I’m learning the car and road as I run the C111 back and forth for the photographer. Stretching the V8 out to 6000rpm, I can’t believe my confidence levels – especially given its value – as the Mercedes is flung around, balancing its attitude on the throttle, even as all the engine’s power is delivered to rear wheels that take 55 percent of the car’s weight. The whole car, so obviously thoroughly developed, displaying Mercedes’ accepted Fort Knox impregnability in all its 1260kg, feels utterly self-assured and stable with a harmony that was unheard of in its contemporary rivals.
From my enthralling day at the wheel, it’s clear the C111 was created by engineers who knew how to drive and understood what it took to make a car decently fast and immensely rewarding to drive, at least away from suburban speeds. A production C111 would have elevated supercar standards to an all-time high.
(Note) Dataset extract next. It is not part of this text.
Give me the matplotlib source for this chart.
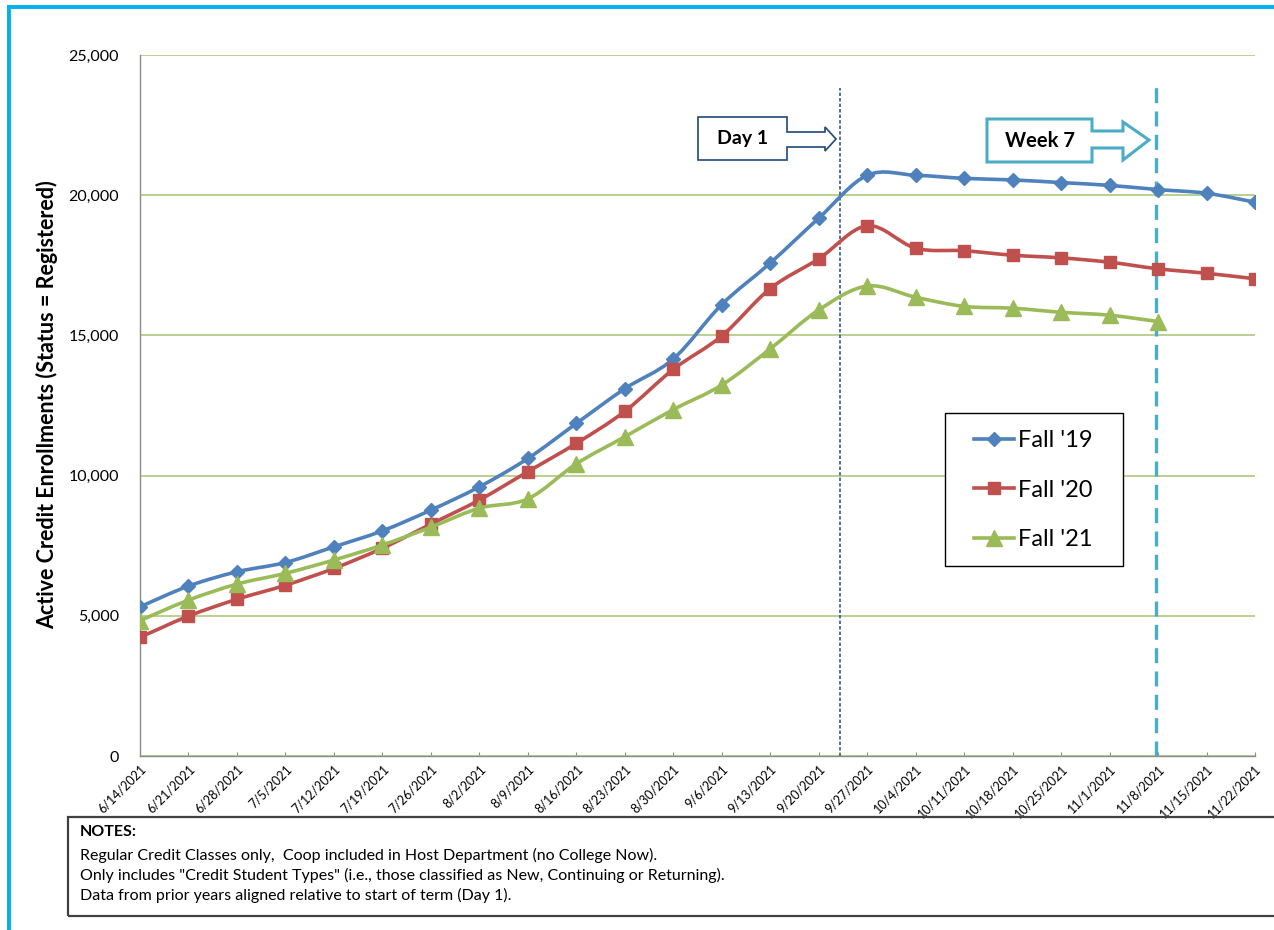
import numpy as np
import matplotlib
matplotlib.use('Agg')
import matplotlib.pyplot as plt
from matplotlib.path import Path
from matplotlib.patches import PathPatch, Polygon, Rectangle
from matplotlib.lines import Line2D
from matplotlib.ticker import FuncFormatter, MultipleLocator

plt.rcParams['font.family'] = ['Lato', 'DejaVu Sans']

# week start dates (category axis)
weeks = ['6/14/2021', '6/21/2021', '6/28/2021', '7/5/2021', '7/12/2021', '7/19/2021',
         '7/26/2021', '8/2/2021', '8/9/2021', '8/16/2021', '8/23/2021', '8/30/2021',
         '9/6/2021', '9/13/2021', '9/20/2021', '9/27/2021', '10/4/2021', '10/11/2021',
         '10/18/2021', '10/25/2021', '11/1/2021', '11/8/2021', '11/15/2021', '11/22/2021']

fall19 = [5320, 6060, 6570, 6900, 7460, 8030, 8770, 9600, 10610, 11860, 13100, 14160,
          16100, 17580, 19180, 20710, 20710, 20600, 20545, 20450, 20350, 20200, 20070, 19750]
fall20 = [4230, 4990, 5590, 6090, 6690, 7410, 8270, 9130, 10140, 11150, 12290, 13790,
          14980, 16670, 17730, 18910, 18110, 18020, 17860, 17765, 17610, 17375, 17215, 17020]
fall21 = [4830, 5560, 6130, 6515, 6990, 7525, 8160, 8840, 9170, 10420, 11385, 12355,
          13230, 14520, 15906, 16760, 16360, 16035, 15970, 15825, 15720, 15495]

series_labels = ["Fall '19", "Fall '20", "Fall '21"]

# marker lines (category positions)
day1_pos = 14.43
week7_pos = 20.95

notes = ['Regular Credit Classes only,  Coop included in Host Department (no College Now).',
         'Only includes "Credit Student Types" (i.e., those classified as New, Continuing or Returning).',
         'Data from prior years aligned relative to start of term (Day 1).']

W, H = 1274, 930


def fx(x):
    return x / W


def fy(y):
    return 1 - y / H


def smooth_path(xs, ys):
    # Excel-style smoothed line: cubic bezier through every point
    pts = np.column_stack([xs, ys]).astype(float)
    n = len(pts)
    verts = [pts[0]]
    codes = [Path.MOVETO]
    for i in range(n - 1):
        p0 = pts[max(i - 1, 0)]
        p1 = pts[i]
        p2 = pts[i + 1]
        p3 = pts[min(i + 2, n - 1)]
        verts += [p1 + (p2 - p0) / 6, p2 - (p3 - p1) / 6, p2]
        codes += [Path.CURVE4] * 3
    return Path(verts, codes)


def callout(fig, box, shaft, head, tip, color, lw, text, fs):
    x0, y0, x1, y1 = box
    s0, s1 = shaft
    hx, h0, h1 = head
    pts = [(x0, y0), (x1, y0), (x1, s0), (hx, s0), (hx, h0), tip,
           (hx, h1), (hx, s1), (x1, s1), (x1, y1), (x0, y1)]
    poly = Polygon([(fx(a), fy(b)) for a, b in pts], closed=True, transform=fig.transFigure,
                   facecolor='white', edgecolor=color, lw=lw, joinstyle='miter')
    fig.add_artist(poly)
    fig.text(fx((x0 + x1) / 2), fy((y0 + y1) / 2), text, ha='center', va='center',
             fontsize=fs, fontweight='bold', color='black')


fig = plt.figure(figsize=(W / 100, H / 100), dpi=100)
ax = fig.add_axes([fx(140), fy(756), fx(1255) - fx(140), (756 - 55) / H])

x = np.arange(len(weeks))
styles = [
    (fall19, '#4F81BD', 'D', 7),
    (fall20, '#C0504D', 's', 8.5),
    (fall21, '#9BBB59', '^', 11),
]
handles = []
for i, (vals, color, mk, ms) in enumerate(styles):
    xs = x[:len(vals)]
    ax.add_patch(PathPatch(smooth_path(xs, vals), facecolor='none', edgecolor=color,
                           lw=2.6, capstyle='round', joinstyle='round', zorder=3 + i))
    ax.plot(xs, vals, ls='none', marker=mk, ms=ms, color=color, mec=color, zorder=3 + i)
    handles.append(Line2D([], [], color=color, lw=2.6, marker=mk, ms=ms, mec=color))

ax.axvline(day1_pos, ymin=0, ymax=(756 - 88) / 701, color='#1F497D', lw=1.1,
           ls=(0, (2.2, 1.4)), zorder=2)
ax.axvline(week7_pos, ymin=0, ymax=(756 - 82) / 701, color='#4BACC6', lw=2.4,
           ls=(0, (4.5, 2.5)), zorder=2)

ax.set_xlim(0, len(weeks) - 1)
ax.set_ylim(0, 25000)
ax.yaxis.set_major_locator(MultipleLocator(5000))
ax.yaxis.set_major_formatter(FuncFormatter(lambda v, p: f'{int(v):,}'))
ax.grid(axis='y', color='#A6C472', lw=1.1)
ax.set_axisbelow(True)
for side in ['top', 'right']:
    ax.spines[side].set_visible(False)
for side in ['left', 'bottom']:
    ax.spines[side].set_color('#8C8C8C')
    ax.spines[side].set_linewidth(1)

ax.set_xticks(x)
ax.set_xticklabels(weeks, rotation=45, ha='right', va='top', rotation_mode='anchor', fontsize=9)
ax.tick_params(axis='x', direction='in', length=3, color='#8C8C8C', pad=5)
ax.tick_params(axis='y', length=0, pad=15, labelsize=11.5)

fig.text(fx(47), fy(405), 'Active Credit Enrollments (Status = Registered)', rotation=90,
         ha='center', va='center', fontsize=15.5, fontweight='bold')

# legend with its own frame
fig.add_artist(Rectangle((fx(945), fy(566)), fx(1123) - fx(945), (566 - 413) / H,
                         transform=fig.transFigure, facecolor='white', edgecolor='black',
                         lw=1, zorder=5))
leg = fig.legend(handles, series_labels, loc='center',
                 bbox_to_anchor=(fx(1033), fy(490)), frameon=False, fontsize=17,
                 handlelength=1.7, handletextpad=0.15, labelspacing=1.2)
leg.set_zorder(6)

callout(fig, (698, 117, 787, 160), (132, 147), (825, 127, 151), (836, 139),
        '#1F497D', 1.2, 'Day 1', 14)
callout(fig, (987, 119, 1092, 162), (131, 148), (1123, 122, 160), (1149, 140),
        '#4BACC6', 2.2, 'Week 7', 14.5)

# notes box
fig.add_artist(Rectangle((fx(68), fy(916)), fx(1290) - fx(68), (916 - 817) / H,
                         transform=fig.transFigure, facecolor='none', edgecolor='#404040', lw=1.6))
fig.text(fx(80), fy(832), 'NOTES:', fontsize=11.5, fontweight='bold', va='center')
for k, line in enumerate(notes):
    fig.text(fx(80), fy(855 + 20 * k), line, fontsize=11.5, va='center')

# page border
fig.add_artist(Line2D([fx(9), fx(9)], [0, fy(7)], transform=fig.transFigure,
                      color='#00B0F0', lw=2.8))
fig.add_artist(Line2D([fx(9), 1], [fy(7), fy(7)], transform=fig.transFigure,
                      color='#00B0F0', lw=2.8))

fig.savefig('out.png', dpi=100)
No doubt there was great relief in Modena when the Italians learned that Mercedes didn’t plan to produce C111s. At the time, Mercedes’ 3.5-litre V8 was not sufficiently powerful, and the brutal 6.3/6.9 V8 was simply too heavy if the car was to maintain the balance achieved with the Wankel. As a result, through the troubled 1970s with its two energy crises, Mercedes ignored supercars and it wasn’t until more than a decade later, with BMW on the march, that Stuttgart dared to think of genuine high-performance sports cars.
In 1991 Mercedes showed the mid-engine C112, effectively its answer to Jaguar’s XJ220, but the heavy-handed, almost ugly design was still-born.
It would be another decade before Mercedes returned to the supercar with the front-engine Mercedes-McLaren SLR, supposedly inspired by the 300SLR Uhlenhaut coupe. It, too, didn’t sell or drive as well as expected. Then came the also gullwing SLS AMG and in 2015 the GT, each staking a claim to be a successor to the original, though without displaying the engineering and design creativity of the exquisite C111.
I can appreciate and accept the reasons why Mercedes-Benz didn’t build the C111, but that doesn’t make it any less disappointing. Not when it looks so close to perfection. Forget the Lamborghini Miura and de Tomaso Mangusta, this might have been the best-looking sports car of all.
Out with the four rotors, in with eight cylinders
Knowing Mercedes-Benz planned to show the Intelligent Aerodynamic concept at Frankfurt in 2015, M-B Classic proposed that a C111-II be rebuilt because of its role in aerodynamic development 46 years earlier. The idea was to use the car for static displays as well as participate in driving excursions and Mercedes’ global Fashion Week events.
They exchanged the irreplaceable Wankel engine for a more reliable M116 3.5-litre V8 from the same era, requiring only minor modifications to engine mounts. All the mechanical aspects were restored or replaced, with the emphasis on steering, brakes, springs and dampers. Six-point seat belts were installed to match the period seats, and a fire-control system (essentially to meet classic car racing safety regulations). But it remains absolutely faithful to the appearance and originality of the second-generation C111 as unveiled in Geneva in 1970.
A 10,000-mile record breaker
For a decade from its 1969 launch, the C111’s role was as a “continuing research car” for Mercedes-Benz, gaining first a fourth rotor, switching to a turbocharged diesel engine, and finally ending its development career in 1979 with a turbocharged 4.8-litre V8 petrol. Along the way, the diesel and V8-powered cars set speed records, including averaging 251.798km/h over 10,000 miles, which stood for 25 years. All were overshadowed by the C8 C111 IV’s record of 403.978km/h in one fantastic lap of the Nardo speed bowl in Italy.